- _Request_
Retype the data below without altering anything.

** BEGIN Information supplied **

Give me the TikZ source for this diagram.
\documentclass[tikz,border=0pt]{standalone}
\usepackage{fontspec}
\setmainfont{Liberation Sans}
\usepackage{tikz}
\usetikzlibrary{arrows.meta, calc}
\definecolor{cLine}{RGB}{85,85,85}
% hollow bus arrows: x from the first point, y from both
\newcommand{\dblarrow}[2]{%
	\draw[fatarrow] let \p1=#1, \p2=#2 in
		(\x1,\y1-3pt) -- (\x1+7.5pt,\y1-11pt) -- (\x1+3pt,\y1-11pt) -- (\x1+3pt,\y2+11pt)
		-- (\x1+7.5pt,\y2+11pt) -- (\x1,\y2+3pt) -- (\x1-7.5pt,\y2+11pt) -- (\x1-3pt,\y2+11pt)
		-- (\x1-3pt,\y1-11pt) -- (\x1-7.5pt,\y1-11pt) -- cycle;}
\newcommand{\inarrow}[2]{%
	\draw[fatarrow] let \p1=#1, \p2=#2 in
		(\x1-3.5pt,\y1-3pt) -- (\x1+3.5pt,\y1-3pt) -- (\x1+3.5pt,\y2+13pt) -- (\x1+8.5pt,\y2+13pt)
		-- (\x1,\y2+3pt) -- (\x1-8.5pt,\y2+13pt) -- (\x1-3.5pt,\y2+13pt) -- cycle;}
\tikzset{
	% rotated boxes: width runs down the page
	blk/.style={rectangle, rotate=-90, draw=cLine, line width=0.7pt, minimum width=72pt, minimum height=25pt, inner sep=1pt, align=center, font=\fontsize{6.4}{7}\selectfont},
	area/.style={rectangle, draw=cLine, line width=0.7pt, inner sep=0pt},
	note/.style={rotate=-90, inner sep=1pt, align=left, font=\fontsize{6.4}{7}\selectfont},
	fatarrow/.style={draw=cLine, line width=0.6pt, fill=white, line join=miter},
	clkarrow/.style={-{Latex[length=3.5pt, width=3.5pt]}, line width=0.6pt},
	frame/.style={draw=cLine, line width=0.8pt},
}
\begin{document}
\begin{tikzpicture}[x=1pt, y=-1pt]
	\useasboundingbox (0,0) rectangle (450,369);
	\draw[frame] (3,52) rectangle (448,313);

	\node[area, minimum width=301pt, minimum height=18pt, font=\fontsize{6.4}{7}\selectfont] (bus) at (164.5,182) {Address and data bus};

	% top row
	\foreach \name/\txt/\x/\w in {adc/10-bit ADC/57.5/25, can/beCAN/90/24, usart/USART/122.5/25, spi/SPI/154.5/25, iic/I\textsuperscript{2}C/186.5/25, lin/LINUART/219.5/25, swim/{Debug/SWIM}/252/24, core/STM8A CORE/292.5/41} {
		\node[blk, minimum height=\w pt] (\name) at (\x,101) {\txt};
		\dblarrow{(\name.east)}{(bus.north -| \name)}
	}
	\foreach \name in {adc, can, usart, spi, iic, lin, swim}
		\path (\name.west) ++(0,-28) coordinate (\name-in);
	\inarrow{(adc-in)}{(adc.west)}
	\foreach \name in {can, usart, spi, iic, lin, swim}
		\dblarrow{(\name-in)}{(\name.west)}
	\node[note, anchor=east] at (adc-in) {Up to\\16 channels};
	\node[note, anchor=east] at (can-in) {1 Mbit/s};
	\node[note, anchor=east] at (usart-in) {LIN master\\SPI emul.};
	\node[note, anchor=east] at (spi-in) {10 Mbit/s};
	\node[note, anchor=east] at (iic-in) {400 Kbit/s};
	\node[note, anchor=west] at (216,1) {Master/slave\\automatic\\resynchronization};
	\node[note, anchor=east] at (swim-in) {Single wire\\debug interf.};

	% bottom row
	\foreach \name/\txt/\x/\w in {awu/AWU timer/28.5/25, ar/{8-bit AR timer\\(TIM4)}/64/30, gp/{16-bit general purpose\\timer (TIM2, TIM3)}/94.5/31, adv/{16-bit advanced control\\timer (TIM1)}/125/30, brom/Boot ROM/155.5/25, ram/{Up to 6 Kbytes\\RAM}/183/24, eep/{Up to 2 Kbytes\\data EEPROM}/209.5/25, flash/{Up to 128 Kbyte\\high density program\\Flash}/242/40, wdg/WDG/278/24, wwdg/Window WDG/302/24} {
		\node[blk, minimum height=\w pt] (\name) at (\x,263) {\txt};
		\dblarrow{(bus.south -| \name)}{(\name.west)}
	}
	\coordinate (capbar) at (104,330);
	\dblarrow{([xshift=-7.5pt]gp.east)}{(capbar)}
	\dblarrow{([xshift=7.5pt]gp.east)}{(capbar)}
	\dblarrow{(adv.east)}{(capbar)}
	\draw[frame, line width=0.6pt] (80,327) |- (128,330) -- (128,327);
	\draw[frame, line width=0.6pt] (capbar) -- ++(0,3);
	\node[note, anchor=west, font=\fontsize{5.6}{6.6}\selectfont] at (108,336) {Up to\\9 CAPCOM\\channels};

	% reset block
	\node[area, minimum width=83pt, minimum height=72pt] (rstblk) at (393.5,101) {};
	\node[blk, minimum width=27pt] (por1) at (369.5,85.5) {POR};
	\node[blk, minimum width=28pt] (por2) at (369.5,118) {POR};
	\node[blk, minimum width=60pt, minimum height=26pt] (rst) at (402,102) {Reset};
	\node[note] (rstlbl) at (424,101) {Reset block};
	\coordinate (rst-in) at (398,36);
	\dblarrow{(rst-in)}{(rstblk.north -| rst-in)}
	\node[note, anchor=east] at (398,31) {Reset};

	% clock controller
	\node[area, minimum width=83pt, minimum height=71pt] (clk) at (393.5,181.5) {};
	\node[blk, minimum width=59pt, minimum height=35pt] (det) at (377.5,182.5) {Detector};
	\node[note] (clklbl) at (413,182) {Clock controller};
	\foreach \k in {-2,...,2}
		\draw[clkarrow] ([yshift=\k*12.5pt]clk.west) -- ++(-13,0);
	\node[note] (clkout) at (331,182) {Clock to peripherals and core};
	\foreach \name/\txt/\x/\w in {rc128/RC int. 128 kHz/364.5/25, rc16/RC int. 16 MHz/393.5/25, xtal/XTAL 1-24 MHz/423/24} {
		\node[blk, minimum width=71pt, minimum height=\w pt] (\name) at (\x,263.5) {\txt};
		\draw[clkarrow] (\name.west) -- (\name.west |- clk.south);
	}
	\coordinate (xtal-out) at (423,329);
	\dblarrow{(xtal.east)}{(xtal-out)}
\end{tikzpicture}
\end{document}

** END Information supplied **

- _Solution below_
Give me the TikZ source for this diagram.
\documentclass[tikz,border=0pt]{standalone}
\usepackage{fontspec}
\setmainfont{Liberation Sans}
\usepackage{tikz}
\usetikzlibrary{arrows.meta, calc}
\definecolor{cLine}{RGB}{85,85,85}
% hollow bus arrows: x from the first point, y from both
\newcommand{\dblarrow}[2]{%
	\draw[fatarrow] let \p1=#1, \p2=#2 in
		(\x1,\y1-3pt) -- (\x1+7.5pt,\y1-11pt) -- (\x1+3pt,\y1-11pt) -- (\x1+3pt,\y2+11pt)
		-- (\x1+7.5pt,\y2+11pt) -- (\x1,\y2+3pt) -- (\x1-7.5pt,\y2+11pt) -- (\x1-3pt,\y2+11pt)
		-- (\x1-3pt,\y1-11pt) -- (\x1-7.5pt,\y1-11pt) -- cycle;}
\newcommand{\inarrow}[2]{%
	\draw[fatarrow] let \p1=#1, \p2=#2 in
		(\x1-3.5pt,\y1-3pt) -- (\x1+3.5pt,\y1-3pt) -- (\x1+3.5pt,\y2+13pt) -- (\x1+8.5pt,\y2+13pt)
		-- (\x1,\y2+3pt) -- (\x1-8.5pt,\y2+13pt) -- (\x1-3.5pt,\y2+13pt) -- cycle;}
\tikzset{
	% rotated boxes: width runs down the page
	blk/.style={rectangle, rotate=-90, draw=cLine, line width=0.7pt, minimum width=72pt, minimum height=25pt, inner sep=1pt, align=center, font=\fontsize{6.4}{7}\selectfont},
	area/.style={rectangle, draw=cLine, line width=0.7pt, inner sep=0pt},
	note/.style={rotate=-90, inner sep=1pt, align=left, font=\fontsize{6.4}{7}\selectfont},
	fatarrow/.style={draw=cLine, line width=0.6pt, fill=white, line join=miter},
	clkarrow/.style={-{Latex[length=3.5pt, width=3.5pt]}, line width=0.6pt},
	frame/.style={draw=cLine, line width=0.8pt},
}
\begin{document}
\begin{tikzpicture}[x=1pt, y=-1pt]
	\useasboundingbox (0,0) rectangle (450,369);
	\draw[frame] (3,52) rectangle (448,313);

	\node[area, minimum width=301pt, minimum height=18pt, font=\fontsize{6.4}{7}\selectfont] (bus) at (164.5,182) {Address and data bus};

	% top row
	\foreach \name/\txt/\x/\w in {adc/10-bit ADC/57.5/25, can/beCAN/90/24, usart/USART/122.5/25, spi/SPI/154.5/25, iic/I\textsuperscript{2}C/186.5/25, lin/LINUART/219.5/25, swim/{Debug/SWIM}/252/24, core/STM8A CORE/292.5/41} {
		\node[blk, minimum height=\w pt] (\name) at (\x,101) {\txt};
		\dblarrow{(\name.east)}{(bus.north -| \name)}
	}
	\foreach \name in {adc, can, usart, spi, iic, lin, swim}
		\path (\name.west) ++(0,-28) coordinate (\name-in);
	\inarrow{(adc-in)}{(adc.west)}
	\foreach \name in {can, usart, spi, iic, lin, swim}
		\dblarrow{(\name-in)}{(\name.west)}
	\node[note, anchor=east] at (adc-in) {Up to\\16 channels};
	\node[note, anchor=east] at (can-in) {1 Mbit/s};
	\node[note, anchor=east] at (usart-in) {LIN master\\SPI emul.};
	\node[note, anchor=east] at (spi-in) {10 Mbit/s};
	\node[note, anchor=east] at (iic-in) {400 Kbit/s};
	\node[note, anchor=west] at (216,1) {Master/slave\\automatic\\resynchronization};
	\node[note, anchor=east] at (swim-in) {Single wire\\debug interf.};

	% bottom row
	\foreach \name/\txt/\x/\w in {awu/AWU timer/28.5/25, ar/{8-bit AR timer\\(TIM4)}/64/30, gp/{16-bit general purpose\\timer (TIM2, TIM3)}/94.5/31, adv/{16-bit advanced control\\timer (TIM1)}/125/30, brom/Boot ROM/155.5/25, ram/{Up to 6 Kbytes\\RAM}/183/24, eep/{Up to 2 Kbytes\\data EEPROM}/209.5/25, flash/{Up to 128 Kbyte\\high density program\\Flash}/242/40, wdg/WDG/278/24, wwdg/Window WDG/302/24} {
		\node[blk, minimum height=\w pt] (\name) at (\x,263) {\txt};
		\dblarrow{(bus.south -| \name)}{(\name.west)}
	}
	\coordinate (capbar) at (104,330);
	\dblarrow{([xshift=-7.5pt]gp.east)}{(capbar)}
	\dblarrow{([xshift=7.5pt]gp.east)}{(capbar)}
	\dblarrow{(adv.east)}{(capbar)}
	\draw[frame, line width=0.6pt] (80,327) |- (128,330) -- (128,327);
	\draw[frame, line width=0.6pt] (capbar) -- ++(0,3);
	\node[note, anchor=west, font=\fontsize{5.6}{6.6}\selectfont] at (108,336) {Up to\\9 CAPCOM\\channels};

	% reset block
	\node[area, minimum width=83pt, minimum height=72pt] (rstblk) at (393.5,101) {};
	\node[blk, minimum width=27pt] (por1) at (369.5,85.5) {POR};
	\node[blk, minimum width=28pt] (por2) at (369.5,118) {POR};
	\node[blk, minimum width=60pt, minimum height=26pt] (rst) at (402,102) {Reset};
	\node[note] (rstlbl) at (424,101) {Reset block};
	\coordinate (rst-in) at (398,36);
	\dblarrow{(rst-in)}{(rstblk.north -| rst-in)}
	\node[note, anchor=east] at (398,31) {Reset};

	% clock controller
	\node[area, minimum width=83pt, minimum height=71pt] (clk) at (393.5,181.5) {};
	\node[blk, minimum width=59pt, minimum height=35pt] (det) at (377.5,182.5) {Detector};
	\node[note] (clklbl) at (413,182) {Clock controller};
	\foreach \k in {-2,...,2}
		\draw[clkarrow] ([yshift=\k*12.5pt]clk.west) -- ++(-13,0);
	\node[note] (clkout) at (331,182) {Clock to peripherals and core};
	\foreach \name/\txt/\x/\w in {rc128/RC int. 128 kHz/364.5/25, rc16/RC int. 16 MHz/393.5/25, xtal/XTAL 1-24 MHz/423/24} {
		\node[blk, minimum width=71pt, minimum height=\w pt] (\name) at (\x,263.5) {\txt};
		\draw[clkarrow] (\name.west) -- (\name.west |- clk.south);
	}
	\coordinate (xtal-out) at (423,329);
	\dblarrow{(xtal.east)}{(xtal-out)}
\end{tikzpicture}
\end{document}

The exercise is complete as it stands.